How Technology is Helping Farmers in Ghana

© MCT via Getty Images

By Danica Lo Posted September 23, 2016

Crowdsourcing and contracts help smallholder farmers in Ghana and Kenya.

For many smallholder farmers, staking claim to their own land can be a huge challenge. Landmapp, a tech company based in the Netherlands with a satellite headquarters in Ghana, is working to serve this 500 million-strong community by giving farmers access to a mobile platform that helps document their territory. Landmapp also assists with ongoing business development by educating the farmers about land tenure, and working with the local community to issue official documents that are signed and filed with both the farmer and regional authorities.

Since its launch in Ghana this year, Landmapp has created more than 1,000 maps—and, according to a report on the BBC, "80 percent of traditional chiefs are interested in this service."

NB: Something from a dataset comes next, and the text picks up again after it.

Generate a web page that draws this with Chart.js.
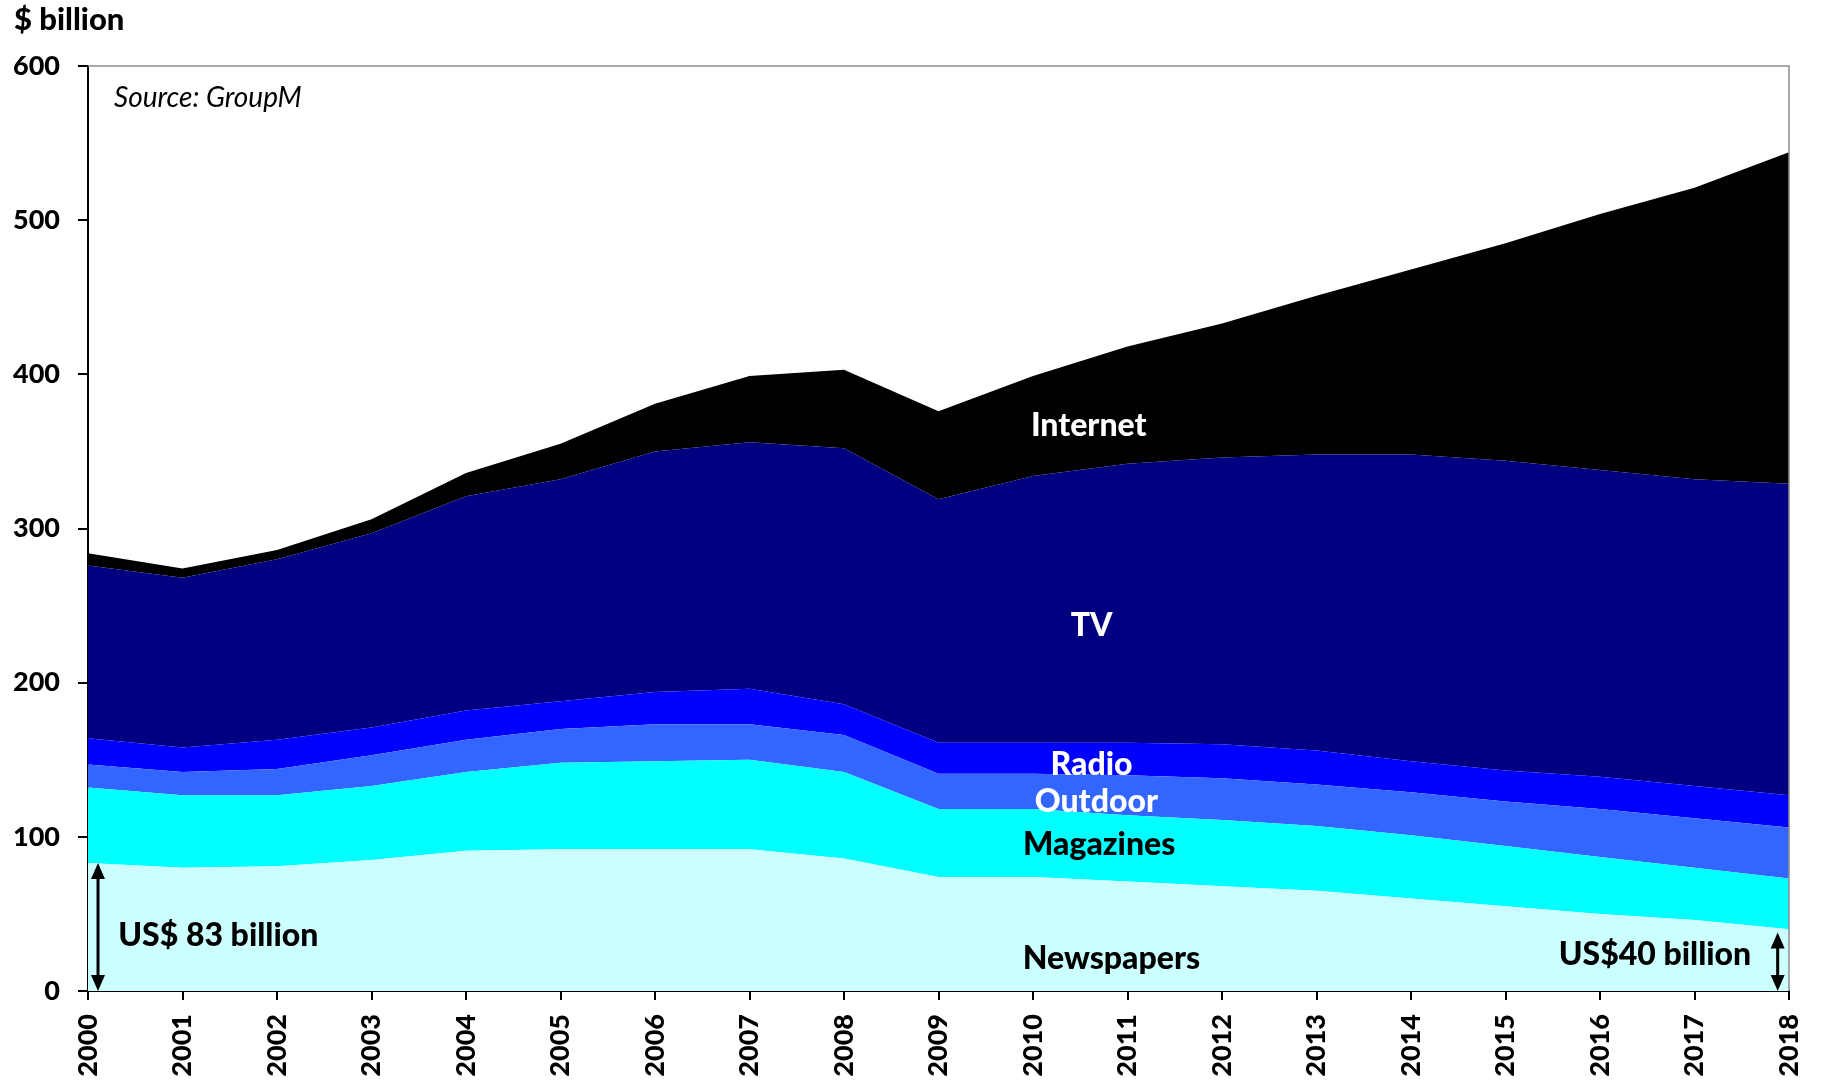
<!DOCTYPE html>
<html>
<head>
<meta charset="utf-8">
<script src="https://cdn.jsdelivr.net/npm/chart.js@4"></script>
<style>
  html, body { margin: 0; padding: 0; background: #ffffff; }
  #wrap { width: 1821px; height: 1085px; position: relative; }
  canvas { display: block; }
</style>
</head>
<body>
<div id="wrap"><canvas id="c" width="1821" height="1085"></canvas></div>
<script>
// ---- Data (US$ billion) ----
const years = ['2000','2001','2002','2003','2004','2005','2006','2007','2008','2009',
               '2010','2011','2012','2013','2014','2015','2016','2017','2018'];
const newspapers = [83, 80, 81, 85, 91, 92, 92, 92, 86, 74, 74, 71, 68, 65, 60, 55, 50, 46, 40];
const magazines  = [49, 47, 46, 48, 51, 56, 57, 58, 56, 44, 44, 43, 43, 42, 41, 39, 37, 34, 33];
const outdoor    = [15, 15, 17, 20, 21, 22, 24, 23, 24, 23, 23, 26, 27, 27, 28, 29, 31, 32, 33];
const radio      = [17, 16, 19, 18, 19, 18, 21, 23, 20, 20, 20, 21, 22, 22, 20, 20, 21, 21, 21];
const tv         = [112,110,117,126,139,144,156,160,166,158,173,181,186,192,199,201,199,199,202];
const internet   = [8, 6, 6, 9, 15, 23, 31, 43, 51, 57, 65, 76, 87, 103,120,141,166,189,215];
const yTicks     = [0, 100, 200, 300, 400, 500, 600];

const FONT = 'Lato, "Open Sans", "DejaVu Sans", sans-serif';

// Area labels and arrows (placed in data coordinates)
const areaLabels = [
  { text: 'Internet',   x: 10.59, y: 367, color: '#ffffff', align: 'center' },
  { text: 'TV',         x: 10.62, y: 237, color: '#ffffff', align: 'center' },
  { text: 'Radio',      x: 10.62, y: 146.5, color: '#ffffff', align: 'center' },
  { text: 'Outdoor',    x: 10.67, y: 123, color: '#ffffff', align: 'center' },
  { text: 'Magazines',  x: 10.70, y: 95,  color: '#000000', align: 'center' },
  { text: 'Newspapers', x: 10.83, y: 21,  color: '#000000', align: 'center' },
  { text: 'US$ 83 billion', x: 0.32, y: 36,  color: '#000000', align: 'left' },
  { text: 'US$40 billion',  x: 17.6, y: 23.5, color: '#000000', align: 'right' }
];
const arrows = [
  { x: 0.106, from: 0, to: 83 },
  { x: 17.88, from: 0, to: 38 }
];

const mk = (label, data, color, fill) => ({
  label, data, backgroundColor: color, borderColor: color, borderWidth: 0,
  pointRadius: 0, pointHoverRadius: 0, tension: 0, fill
});

const overlay = {
  id: 'overlay',
  afterDraw(chart) {
    const ctx = chart.ctx;
    const xs = chart.scales.x, ys = chart.scales.y;
    const a = chart.chartArea;
    ctx.save();
    // grey top and right frame lines
    ctx.strokeStyle = '#8c8c8c';
    ctx.lineWidth = 1.5;
    ctx.beginPath();
    ctx.moveTo(a.left, a.top);
    ctx.lineTo(a.right, a.top);
    ctx.lineTo(a.right, a.bottom);
    ctx.stroke();

    // titles
    ctx.fillStyle = '#000000';
    ctx.textBaseline = 'alphabetic';
    ctx.textAlign = 'left';
    ctx.font = '900 31px ' + FONT;
    ctx.fillText('$ billion', 14, 30);
    ctx.font = 'italic 28px ' + FONT;
    ctx.fillText('Source: GroupM', 114, 107);

    // area labels
    ctx.font = '900 32px ' + FONT;
    ctx.textBaseline = 'middle';
    areaLabels.forEach(l => {
      ctx.fillStyle = l.color;
      ctx.textAlign = l.align;
      ctx.fillText(l.text, xs.getPixelForValue(l.x), ys.getPixelForValue(l.y));
    });

    // double arrows
    ctx.strokeStyle = '#000000';
    ctx.fillStyle = '#000000';
    arrows.forEach(ar => {
      const x = xs.getPixelForValue(ar.x);
      const y0 = ys.getPixelForValue(ar.from);
      const y1 = ys.getPixelForValue(ar.to);
      const head = 16, hw = 7;
      ctx.lineWidth = 3;
      ctx.beginPath();
      ctx.moveTo(x, y0 - head + 2);
      ctx.lineTo(x, y1 + head - 2);
      ctx.stroke();
      ctx.beginPath();
      ctx.moveTo(x, y1); ctx.lineTo(x - hw, y1 + head); ctx.lineTo(x + hw, y1 + head); ctx.closePath();
      ctx.fill();
      ctx.beginPath();
      ctx.moveTo(x, y0); ctx.lineTo(x - hw, y0 - head); ctx.lineTo(x + hw, y0 - head); ctx.closePath();
      ctx.fill();
    });
    ctx.restore();
  }
};

new Chart(document.getElementById('c'), {
  type: 'line',
  data: {
    labels: years,
    datasets: [
      mk('Newspapers', newspapers, '#CCFFFF', 'origin'),
      mk('Magazines',  magazines,  '#00FFFF', '-1'),
      mk('Outdoor',    outdoor,    '#3366FF', '-1'),
      mk('Radio',      radio,      '#0000FF', '-1'),
      mk('TV',         tv,         '#000080', '-1'),
      mk('Internet',   internet,   '#000000', '-1')
    ]
  },
  options: {
    responsive: false,
    animation: false,
    layout: { padding: { top: 66, right: 32, left: 0, bottom: 0 } },
    plugins: {
      legend: { display: false },
      tooltip: { enabled: false },
      title: { display: false }
    },
    elements: { line: { borderWidth: 0 } },
    scales: {
      x: {
        type: 'category',
        offset: false,
        afterFit: s => { s.height = 94; s.paddingLeft = 0; s.paddingRight = 0; },
        grid: { display: true, drawOnChartArea: false, drawTicks: true, tickLength: 9, color: '#000000', lineWidth: 2 },
        border: { display: true, color: '#000000', width: 2 },
        ticks: {
          autoSkip: false, minRotation: 90, maxRotation: 90, padding: 14,
          color: '#000000', font: { family: FONT, size: 27, weight: '900' }
        }
      },
      y: {
        stacked: true,
        min: 0, max: 600,
        afterFit: s => { s.width = 88; s.paddingTop = 0; s.paddingBottom = 0; },
        afterBuildTicks: s => { s.ticks = yTicks.map(v => ({ value: v })); },
        grid: { display: true, drawOnChartArea: false, drawTicks: true, tickLength: 10, color: '#000000', lineWidth: 2 },
        border: { display: true, color: '#000000', width: 2 },
        ticks: {
          padding: 18, color: '#000000',
          font: { family: FONT, size: 27, weight: '900' }
        }
      }
    }
  },
  plugins: [overlay]
});
</script>
</body>
</html>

"Land tenure insecurity is a core barrier to land investment and farming," Landmapp co founder and CTO Thomas Vaassen told the network. "Without proper documentation, there is a real risk of losing the rights to a land parcel. Also, without documentation, it is often not possible to access financing, as the document is the only collateral at hand for most farmers."

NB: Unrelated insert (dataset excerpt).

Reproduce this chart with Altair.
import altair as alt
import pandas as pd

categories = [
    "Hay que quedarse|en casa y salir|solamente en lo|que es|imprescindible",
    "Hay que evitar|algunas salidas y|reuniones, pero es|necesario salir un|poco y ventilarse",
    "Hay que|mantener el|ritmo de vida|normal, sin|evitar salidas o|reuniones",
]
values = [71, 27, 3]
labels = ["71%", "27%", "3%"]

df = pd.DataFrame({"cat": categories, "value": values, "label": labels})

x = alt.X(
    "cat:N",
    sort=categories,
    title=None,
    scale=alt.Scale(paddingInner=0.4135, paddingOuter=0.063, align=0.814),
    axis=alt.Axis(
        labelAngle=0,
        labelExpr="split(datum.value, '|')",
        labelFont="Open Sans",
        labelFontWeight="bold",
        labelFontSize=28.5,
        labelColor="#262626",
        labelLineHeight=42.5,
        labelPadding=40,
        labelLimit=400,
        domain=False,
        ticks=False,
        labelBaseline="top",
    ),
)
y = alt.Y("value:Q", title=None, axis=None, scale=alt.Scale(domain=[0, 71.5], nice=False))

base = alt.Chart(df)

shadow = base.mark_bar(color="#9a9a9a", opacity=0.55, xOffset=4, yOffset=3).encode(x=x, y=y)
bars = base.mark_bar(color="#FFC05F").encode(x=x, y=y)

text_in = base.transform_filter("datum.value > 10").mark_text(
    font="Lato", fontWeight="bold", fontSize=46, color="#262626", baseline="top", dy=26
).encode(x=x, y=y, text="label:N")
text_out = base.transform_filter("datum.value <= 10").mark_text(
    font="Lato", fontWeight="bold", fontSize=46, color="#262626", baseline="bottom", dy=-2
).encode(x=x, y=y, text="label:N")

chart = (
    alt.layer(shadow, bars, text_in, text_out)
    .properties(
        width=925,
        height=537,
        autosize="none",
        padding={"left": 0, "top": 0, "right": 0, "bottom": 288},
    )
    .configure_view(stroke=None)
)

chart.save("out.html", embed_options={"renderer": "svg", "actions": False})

Landmapp isn't the only tech company helping smallholder farmers grow their businesses. WeFarm helps farmers share information—even without access to the internet. According to surveys, 90 percent of smallholder farmers have access to cell phones.

"WeFarm is a free peer-to-peer service that enables farmers to share information via SMS, without the internet and without having to leave their farm," the company's mission statement says. "Farmers can ask questions on farming and receive crowd-sourced answers from other farmers around the world in minutes."

The case studies seem simple and straightforward—but imagine how life-changing this type of shared information is for a farmer that can't access Google. Clara, a single parent farmer in Kaptumo Village, Kenya, noticed that one of her cows was having trouble standing. After texting WeFarm, she learned that the cow had a mineral deficiency—and that she should supplement the cow's diet with calcium and phosphorus.

"Clara immediately ordered the feeds with the correct minerals and started to grow hydroponic fodder to keep her cows healthy. Not only did she solve her problem but also learned a new skill in the process. One week later: Clara is now the proud owner of two healthy cows with better milk production. She sells the milk to the nearby market helping to increase her income as a single parent to 5 children."